Num breve levantamento, constatamos que ações desse tipo parecem, no entanto, ecoar na impunidade ou na lentidão das investigações. Em fevereiro, um vídeo circulou pela internet mostrando um homem de pés e mãos atados sendo jogado num formigueiro por suspeita de assalto em Feira de Santana (BA). Ele pedia ajuda, mas seus agressores repetiam frases como: “Agora tu lembra de Deus, é?”. Segundo a assessoria de imprensa da Polícia Civil baiana, o Departamento de Polícia do Interior solicitou que todas as coordenadorias regionais tentassem localizar vítima e criminosos, mas a força-tarefa não deu em nada. Não foi encontrado nenhuma registro em delegacias do estado e não foi aberta investigação.
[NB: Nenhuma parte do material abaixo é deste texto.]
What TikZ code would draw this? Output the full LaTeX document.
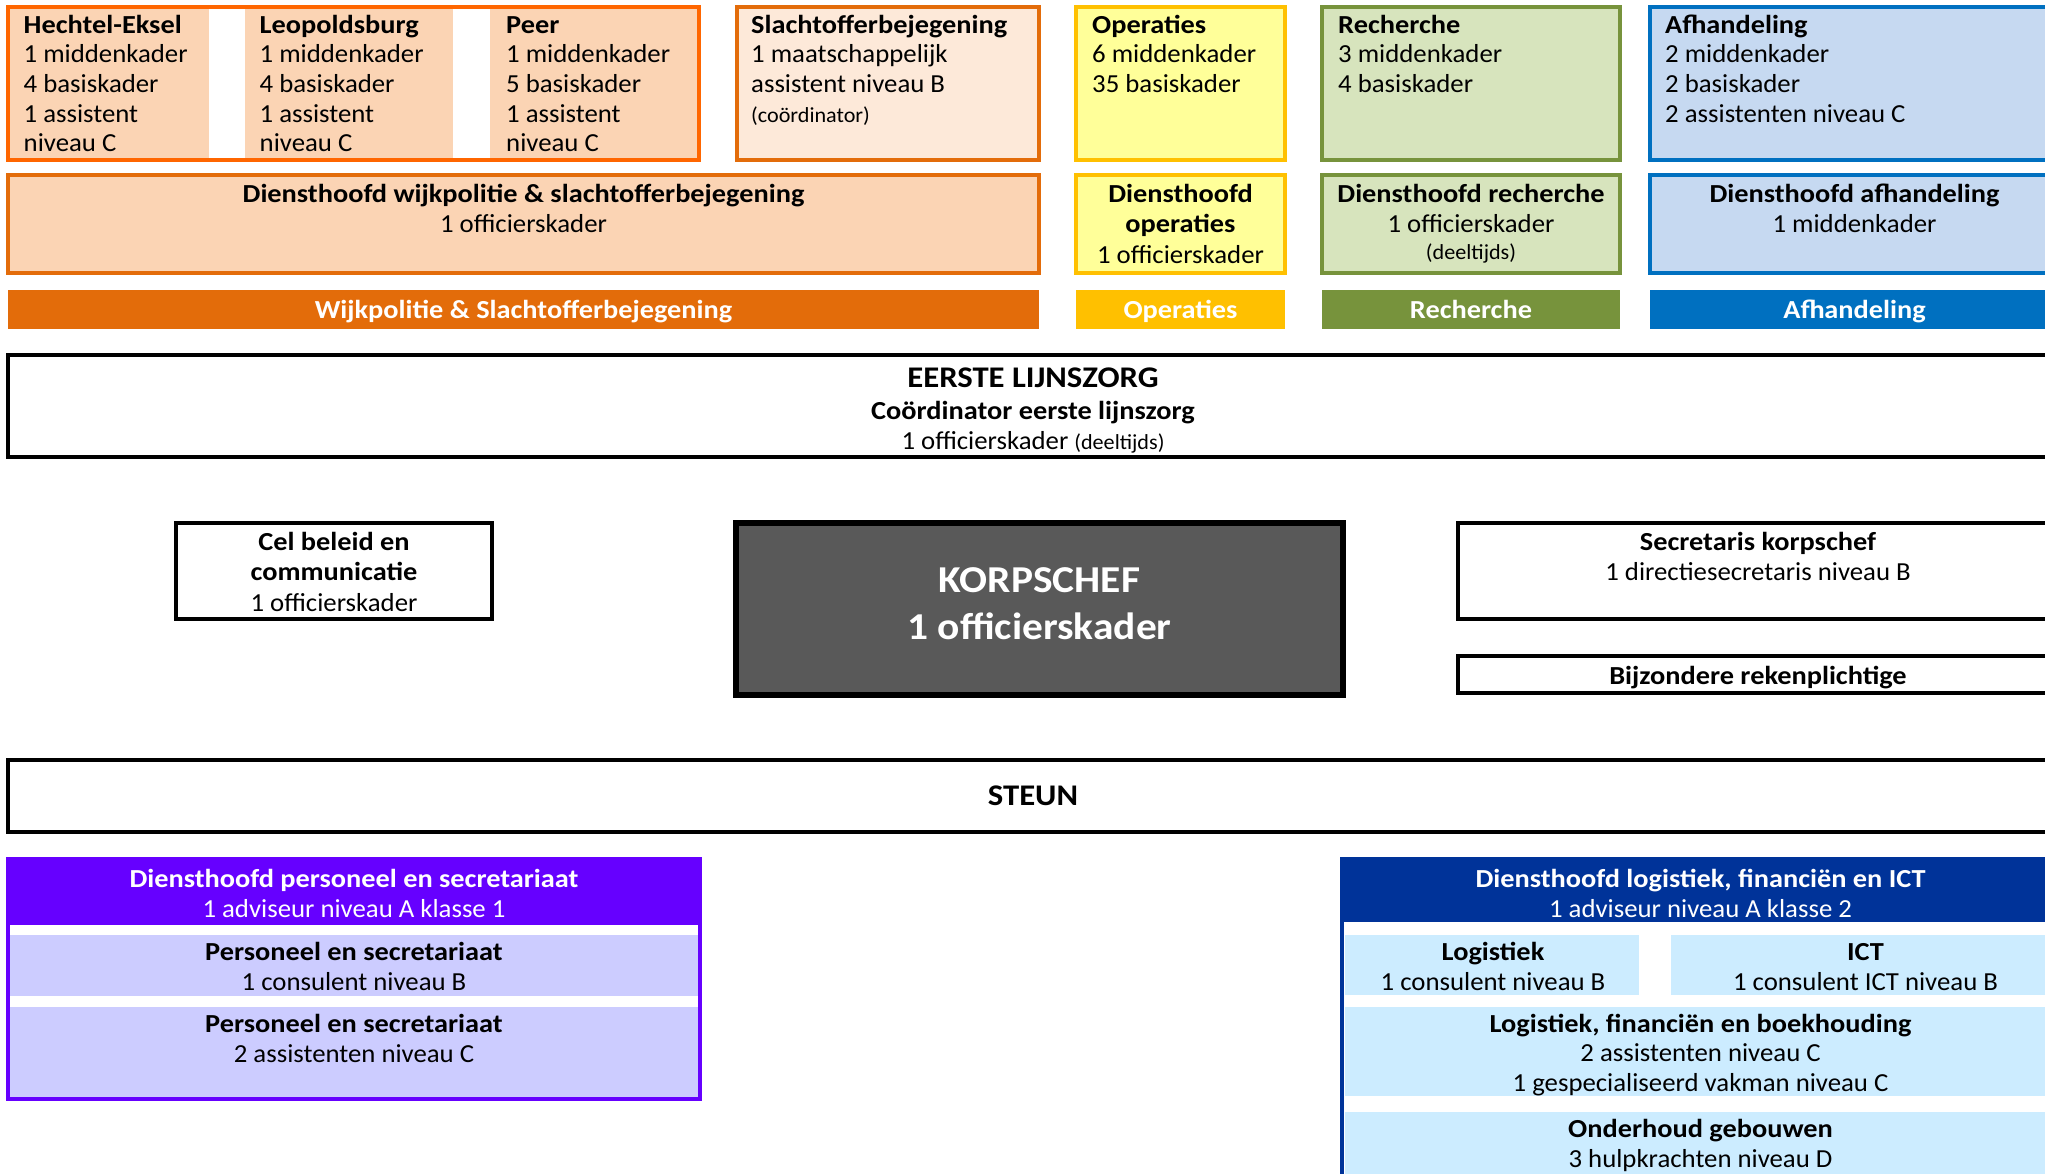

No Rio e no Espírito Santo, não têm sido diferente. Segue aberto na 9ª DP (Catete) o inquérito sobre linchamento do menino de 15 anos que foi preso no dia 31 de janeiro a um poste no Flamengo, na Zona Sul. Nu, ele foi agredido por justiceiros que o acusavam de ter praticado roubos. No estado vizinho, o Ministério Público devolveu à Polícia Civil inquérito sobre o linchamento do caminhoneiro José Querino de Paula, de 51 anos, acusado de ter atropelado uma menina em Vila Velha. O motorista foi apedrejado há exatamente um ano, mas o MP pediu agora “novas diligências”.

— Não me lembro de nenhum caso (de linchamento) que tenha acabado em condenação — diz o sociólogo Ignácio Cano, coordenador do Laboratório de Análise da Violência da Universidade Estadual do Rio de Janeiro (Uerj).

— Algumas pessoas ignoram as leis, querem impor a lei do mais forte — diz a socióloga Ariadne Lima Natal, pesquisadora do Núcleo de Estudos da Violência (NEV) da USP.

Para ela, parte considerável da sociedade brasileira acredita que fazer justiça com as próprias mãos é algo plausível e tende a agir dessa forma em local público, para que seja visto.

— A ideia é dar um recado, denegrir, humilhar e expor a vítima. As pessoas não agem irracionalmente. Acreditam que estão praticando justiça, não um crime.

A socióloga diz ainda que, apesar de ser testemunhado por muita gente, o linchamento é difícil de ser punido, principalmente quando ocorre em comunidades onde as pessoas se conhecem.

— É um desafio para a polícia. São múltiplas as participações. Um deu soco, outro, chute. É difícil individualizar a culpa.

Juristas destacam que o linchamento não é um crime tipificado pelo Código Penal, mas que os envolvidos respondem por homicídio qualificado, com pena que vai de 12 a 30 anos.

— Vale lembrar que também são criminosos aqueles que gritam, incitando o ataque, e aqueles que simplesmente repassam uma pedra ou uma arma. Esses são os partícipes — alerta Breno Melaragno, presidente da Comissão de Segurança Pública da OAB-RJ.